CVPR 2025
Reproducible Vision-Language Models Meet Concepts Out of Pre-Training
Abstract
Contrastive Language-Image Pre-training (CLIP) models as a milestone of modern multimodal intelligence, its generalization mechanism grasped massive research interests in the community. While existing studies limited in the scope of pre-training knowledge, hardly underpinned its generalization to countless open-world concepts absent from the pre-training regime. This paper dives into such Out-of-Pre- training (OOP) generalization problem from a holistic perspective. We propose LAION-Beyond benchmark to isolate the evaluation of OOP concepts from pre-training knowledge, with regards to OpenCLIP and its reproducible variants derived from LAION datasets. Empirical analysis evidences that despite image features of OOP concepts born with significant category margins, their zero-shot transfer significantly fails due to the poor image-text alignment. To this, we elaborate the “name-tuning” methodology with its theoretical merits in terms of OOP generalization, then propose few-shot name learning (FSNL) and zero-shot name learning (ZSNL) algorithms to achieve OOP generalization in a data-efficient manner.

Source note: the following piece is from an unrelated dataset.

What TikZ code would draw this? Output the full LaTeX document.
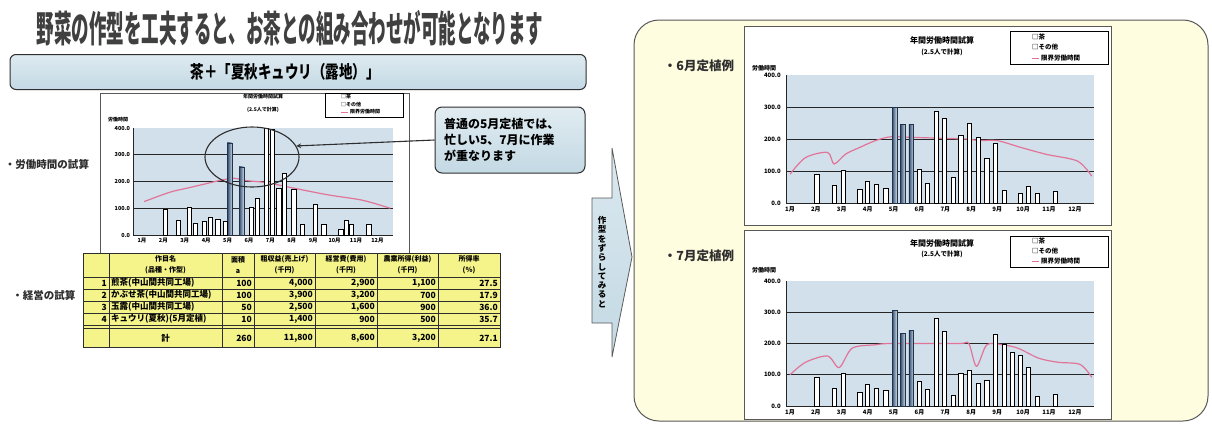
\documentclass[tikz,border=0pt]{standalone}
\usepackage{fontspec}
\setmainfont{Noto Sans CJK JP}
\usepackage{xcolor}
\usepackage{tikz}
\usetikzlibrary{shapes.geometric}

\definecolor{bannerblue}{HTML}{C3D9E4}
\definecolor{panelyellow}{HTML}{FFFDE0}
\definecolor{tableyellow}{HTML}{F4F48A}
\definecolor{plotblue}{HTML}{D2E0EC}
\definecolor{limitpink}{HTML}{E27497}
\definecolor{teablue}{HTML}{34557E}
\definecolor{inkgray}{HTML}{2E2E2E}

\tikzset{
  sidetext/.style={font=\bfseries\fontsize{10.5}{12}\selectfont, inner sep=0pt, text=inkgray},
  chartframe/.style={draw=inkgray!80, fill=white, line width=0.8pt},
  gridline/.style={draw=black!85, line width=0.9pt},
  teabar/.style={draw=teablue!60!black, line width=0.4pt, left color=teablue!90!black, right color=teablue!25},
  otherbar/.style={draw=black, line width=0.8pt, fill=white},
  limitline/.style={draw=limitpink, line width=1.2pt},
  ticklabel/.style={font=\bfseries\fontsize{6}{7}\selectfont, inner sep=0pt},
  monthlabel/.style={font=\bfseries\fontsize{6}{7}\selectfont, inner sep=0pt},
  legendbox/.style={draw=black, line width=0.8pt, fill=white},
  tablerule/.style={draw=inkgray, line width=0.9pt},
  cell/.style={font=\bfseries\fontsize{8.5}{9}\selectfont, inner sep=0pt},
  headcell/.style={font=\bfseries\fontsize{7}{11}\selectfont, inner sep=0pt, align=center},
}

\begin{document}
\begin{tikzpicture}[x=1pt, y=-1pt]
\useasboundingbox (0,0) rectangle (1212,424);
\fill[white] (0,0) rectangle (1212,424);

% title and banner
\node [style={font=\bfseries\fontsize{17.5}{20}\selectfont, text=black!75, inner sep=0pt}] (title) at (290,28) {\scalebox{1}[2.1]{野菜の作型を工夫すると、お茶との組み合わせが可能となります}};
\node [style={draw=inkgray, line width=1pt, rounded corners=6pt, top color=bannerblue!55, bottom color=bannerblue, minimum width=576pt, minimum height=35pt}] (banner) at (298,72) {};
\node [style={font=\bfseries\fontsize{13.5}{15}\selectfont, inner sep=0pt}] (bannertext) at (285,72) {\scalebox{1}[1.3]{茶＋「夏秋キュウリ（露地）」}};

% left side labels
\node [sidetext] (worklabel) at (47,164) {・労働時間の試算};
\node [sidetext] (farmlabel) at (44,295) {・経営の試算};

% left chart
\draw [chartframe] (100,93) rectangle (409,253);
\node [style={font=\bfseries\fontsize{5}{6}\selectfont, inner sep=0pt}] (ltitle) at (263,97) {年間労働時間試算};
\node [style={font=\bfseries\fontsize{5}{6}\selectfont, inner sep=0pt}] (lsub) at (263,110) {(2.5人で計算)};
\draw [legendbox] (325,93) rectangle (403,117);
\node [style={font=\bfseries\fontsize{5}{6}\selectfont, inner sep=0pt, anchor=west}] (lleg1) at (341,97) {□茶};
\node [style={font=\bfseries\fontsize{5}{6}\selectfont, inner sep=0pt, anchor=west}] (lleg2) at (341,105) {□その他};
\draw [limitline, line width=0.8pt] (341,112) -- (348,112);
\node [style={font=\bfseries\fontsize{5}{6}\selectfont, inner sep=0pt, anchor=west}] (lleg3) at (350,112) {限界労働時間};
\node [style={font=\bfseries\fontsize{5}{6}\selectfont, inner sep=0pt, anchor=west}] (lylabel) at (108,120) {労働時間};
\begin{scope}[shift={(142,235)}, x=21.4pt, y=0.2675pt]
  \fill [plotblue] (-0.42,0) rectangle (11.73,400);
  \foreach \g in {100,200,300} \draw [gridline] (-0.42,\g) -- (11.73,\g);
  \draw [gridline] (-0.42,400) -- (-0.42,0) -- (11.73,0);
  \foreach \g/\t in {0/0.0,100/100.0,200/200.0,300/300.0,400/400.0}
    \node [ticklabel, anchor=east, font=\bfseries\fontsize{5.5}{6}\selectfont] (ltick-\g) at (-0.55,\g) {\t};
  \foreach \m in {1,...,12}
    \node [monthlabel, anchor=north, font=\bfseries\fontsize{5.5}{6}\selectfont] (lmonth-\m) at (\m-1,-12) {\m{}月};
  \draw [limitline] plot [smooth] coordinates {(0.1,125) (1.3,160) (2.1,175) (2.9,190) (3.7,205) (4.3,212) (4.9,203) (5.8,196) (7.1,175) (8.7,150) (10.3,130) (11.6,100)};
  \foreach \f/\v in {5.1/345,5.65/255}
    \draw [teabar] ({\f-1-0.11},0) rectangle ({\f-1+0.11},\v);
  \foreach \f/\v in {2.1/95,2.7/55,3.2/105,3.5/45,3.9/50,4.2/65,4.55/60,4.9/50,6.1/105,6.4/135,6.8/400,7.1/395,7.4/175,7.65/231,8.1/170,8.5/40,9.1/115,9.5/40,10.3/20,10.55/55,10.8/40,11.6/40}
    \draw [otherbar] ({\f-1-0.1},0) rectangle ({\f-1+0.1},\v);
\end{scope}
\node [style={draw=inkgray, ellipse, line width=1.1pt, minimum width=94pt, minimum height=60pt}] (busy) at (252,157) {};

% callout
\node [style={draw=inkgray, line width=1pt, rounded corners=7pt, top color=bannerblue!50, bottom color=bannerblue, minimum width=150pt, minimum height=66pt, text width=132pt, align=left, font=\bfseries\fontsize{12}{16}\selectfont}] (callout) at (510,140) {普通の5月定植では、\\忙しい5、7月に作業\\が重なります};
\draw [inkgray, line width=1.1pt, -stealth] (callout.west) -- (busy.14);

% table
\fill [tableyellow] (83,253) rectangle (500,347);
\draw [tablerule] (83,253) rectangle (500,347);
\foreach \yy in {277,289,301,313} \draw [tablerule] (83,\yy) -- (500,\yy);
\draw [tablerule] (83,325) -- (500,325);
\draw [tablerule] (83,328) -- (500,328);
\foreach \xx in {109,222,254,315,377,438} \draw [tablerule] (\xx,253) -- (\xx,347);
\foreach \c/\xx/\t in {2/165.5/{作目名\\(品種・作型)},3/238/{面積\\a},4/284.5/{粗収益(売上げ)\\(千円)},5/346/{経営費(費用)\\(千円)},6/407.5/{農業所得(利益)\\(千円)},7/469/{所得率\\(％)}}
  \node [headcell] (head-\c) at (\xx,265) {\t};
\foreach \r/\yy/\n/\name/\area/\sales/\cost/\inc/\rate in {
    1/283/1/{煎茶(中山間共同工場)}/100/{4,000}/{2,900}/{1,100}/27.5,
    2/295/2/{かぶせ茶(中山間共同工場)}/100/{3,900}/{3,200}/700/17.9,
    3/307/3/{玉露(中山間共同工場)}/50/{2,500}/{1,600}/900/36.0,
    4/319/4/{キュウリ(夏秋)(5月定植)}/10/{1,400}/900/500/35.7}{
  \node [cell, anchor=east] (num-\r) at (107,\yy) {\n};
  \node [cell, anchor=west] (name-\r) at (111,\yy) {\name};
  \node [cell, anchor=east] (area-\r) at (252,\yy) {\area};
  \node [cell, anchor=east] (sales-\r) at (313,\yy) {\sales};
  \node [cell, anchor=east] (cost-\r) at (375,\yy) {\cost};
  \node [cell, anchor=east] (inc-\r) at (436,\yy) {\inc};
  \node [cell, anchor=east] (rate-\r) at (498,\yy) {\rate};
}
\node [cell] (name-sum) at (165.5,338) {計};
\node [cell, anchor=east] (area-sum) at (252,338) {260};
\node [cell, anchor=east] (sales-sum) at (313,338) {11,800};
\node [cell, anchor=east] (cost-sum) at (375,338) {8,600};
\node [cell, anchor=east] (inc-sum) at (436,338) {3,200};
\node [cell, anchor=east] (rate-sum) at (498,338) {27.1};

% shift arrow
\draw [draw=inkgray!80, line width=0.8pt, top color=bannerblue!60, bottom color=bannerblue] (592,198) -- (612,198) -- (612,148) -- (632,257) -- (612,357) -- (612,323) -- (592,323) -- cycle;
\node [style={font=\bfseries\fontsize{8.5}{9.3}\selectfont, inner sep=0pt, align=center}] (shifttext) at (602,262) {作\\型\\を\\ず\\ら\\し\\て\\み\\る\\と};

% right panel
\draw [draw=inkgray!80, line width=1pt, fill=panelyellow, rounded corners=25pt] (634,20) rectangle (1208,421);
\node [sidetext, font=\bfseries\fontsize{12.5}{14}\selectfont] (junelabel) at (699,66) {・6月定植例};
\node [sidetext, font=\bfseries\fontsize{12.5}{14}\selectfont] (julylabel) at (699,256) {・7月定植例};

% chart for june planting
\draw [chartframe] (744,26) rectangle (1111,225);
\node [style={font=\bfseries\fontsize{8}{9}\selectfont, inner sep=0pt}] (jtitle) at (942,40) {年間労働時間試算};
\node [style={font=\bfseries\fontsize{6.5}{8}\selectfont, inner sep=0pt}] (jsub) at (942,52) {(2.5人で計算)};
\draw [legendbox] (1010,31) rectangle (1108,64);
\node [style={font=\bfseries\fontsize{6.5}{8}\selectfont, inner sep=0pt, anchor=west}] (jleg1) at (1032,37) {□茶};
\node [style={font=\bfseries\fontsize{6.5}{8}\selectfont, inner sep=0pt, anchor=west}] (jleg2) at (1032,47) {□その他};
\draw [limitline, line width=0.8pt] (1032,58) -- (1039,58);
\node [style={font=\bfseries\fontsize{6.5}{8}\selectfont, inner sep=0pt, anchor=west}] (jleg3) at (1041,58) {限界労働時間};
\node [style={font=\bfseries\fontsize{6}{7}\selectfont, inner sep=0pt, anchor=west}] (jylabel) at (752,68) {労働時間};
\begin{scope}[shift={(790,203)}, x=25.9pt, y=0.32pt]
  \fill [plotblue] (-0.15,0) rectangle (11.74,400);
  \foreach \g in {100,200,300} \draw [gridline] (-0.15,\g) -- (11.74,\g);
  \draw [gridline] (-0.15,400) -- (-0.15,0) -- (11.74,0);
  \foreach \g/\t in {0/0.0,100/100.0,200/200.0,300/300.0,400/400.0}
    \node [ticklabel, anchor=east] (jtick-\g) at (-0.35,\g) {\t};
  \foreach \m in {1,...,12}
    \node [monthlabel, anchor=north] (jmonth-\m) at (\m-1,-10) {\m{}月};
  \draw [limitline] plot [smooth] coordinates {(0,90) (0.6,142) (1.45,158) (1.7,122) (2.15,153) (2.7,174) (3.3,195) (3.9,207) (4.75,205) (6.75,200) (7.3,195) (8,195) (8.9,174) (9.9,152) (11.1,131) (11.65,84)};
  \foreach \f/\v in {5.03/300,5.35/245,5.68/245}
    \draw [teabar] ({\f-1-0.09},0) rectangle ({\f-1+0.09},\v);
  \foreach \f/\v in {2.04/90,2.7/55,3.05/102,3.7/42,4.0/68,4.35/58,4.7/47,6.0/105,6.3/62,6.65/285,6.97/265,7.3/80,7.6/210,7.94/250,8.27/205,8.6/140,8.94/185,9.27/40,9.9/30,10.2/52,10.55/30,11.25/35}
    \draw [otherbar] ({\f-1-0.08},0) rectangle ({\f-1+0.08},\v);
\end{scope}

% chart for july planting
\draw [chartframe] (744,230) rectangle (1111,419);
\node [style={font=\bfseries\fontsize{8}{9}\selectfont, inner sep=0pt}] (ktitle) at (942,243) {年間労働時間試算};
\node [style={font=\bfseries\fontsize{6.5}{8}\selectfont, inner sep=0pt}] (ksub) at (942,254) {(2.5人で計算)};
\draw [legendbox] (1010,236) rectangle (1108,267);
\node [style={font=\bfseries\fontsize{6.5}{8}\selectfont, inner sep=0pt, anchor=west}] (kleg1) at (1032,241) {□茶};
\node [style={font=\bfseries\fontsize{6.5}{8}\selectfont, inner sep=0pt, anchor=west}] (kleg2) at (1032,251) {□その他};
\draw [limitline, line width=0.8pt] (1032,261) -- (1039,261);
\node [style={font=\bfseries\fontsize{6.5}{8}\selectfont, inner sep=0pt, anchor=west}] (kleg3) at (1041,261) {限界労働時間};
\node [style={font=\bfseries\fontsize{6}{7}\selectfont, inner sep=0pt, anchor=west}] (kylabel) at (752,270) {労働時間};
\begin{scope}[shift={(790,406)}, x=25.9pt, y=0.3125pt]
  \fill [plotblue] (-0.15,0) rectangle (11.74,400);
  \foreach \g in {100,200,300} \draw [gridline] (-0.15,\g) -- (11.74,\g);
  \draw [gridline] (-0.15,400) -- (-0.15,0) -- (11.74,0);
  \foreach \g/\t in {0/0.0,100/100.0,200/200.0,300/300.0,400/400.0}
    \node [ticklabel, anchor=east] (ktick-\g) at (-0.35,\g) {\t};
  \foreach \m in {1,...,12}
    \node [monthlabel, anchor=north] (kmonth-\m) at (\m-1,-10) {\m{}月};
  \draw [limitline] plot [smooth] coordinates {(0,100) (0.6,140) (1.45,160) (1.9,123) (2.4,185) (3.3,196) (3.9,200) (6.5,200) (6.9,200) (7.2,127) (7.6,196) (8.2,196) (8.8,185) (9.6,153) (10.35,140) (11.2,133) (11.65,92)};
  \foreach \f/\v in {5.03/305,5.35/232,5.68/243}
    \draw [teabar] ({\f-1-0.09},0) rectangle ({\f-1+0.09},\v);
  \foreach \f/\v in {2.04/92,2.7/55,3.05/105,3.7/42,4.0/69,4.35/55,4.7/50,6.0/79,6.3/52,6.65/281,6.97/240,7.3/34,7.6/105,7.94/115,8.27/71,8.6/83,8.94/229,9.27/196,9.6/170,9.9/162,10.2/123,10.55/31,11.25/37}
    \draw [otherbar] ({\f-1-0.08},0) rectangle ({\f-1+0.08},\v);
\end{scope}
\end{tikzpicture}
\end{document}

Their superiority have been further verified in our comprehensive experiments.
Framework
Experiment
Conclusion
This research propose LAION-Beyond, not only illuminating the abilities and limitations of vision-language models in OOP concepts but also enlightens few-shot and zero-shot learning strategies to OOP generalization, contributing to the advancement of more adaptable multimodal systems.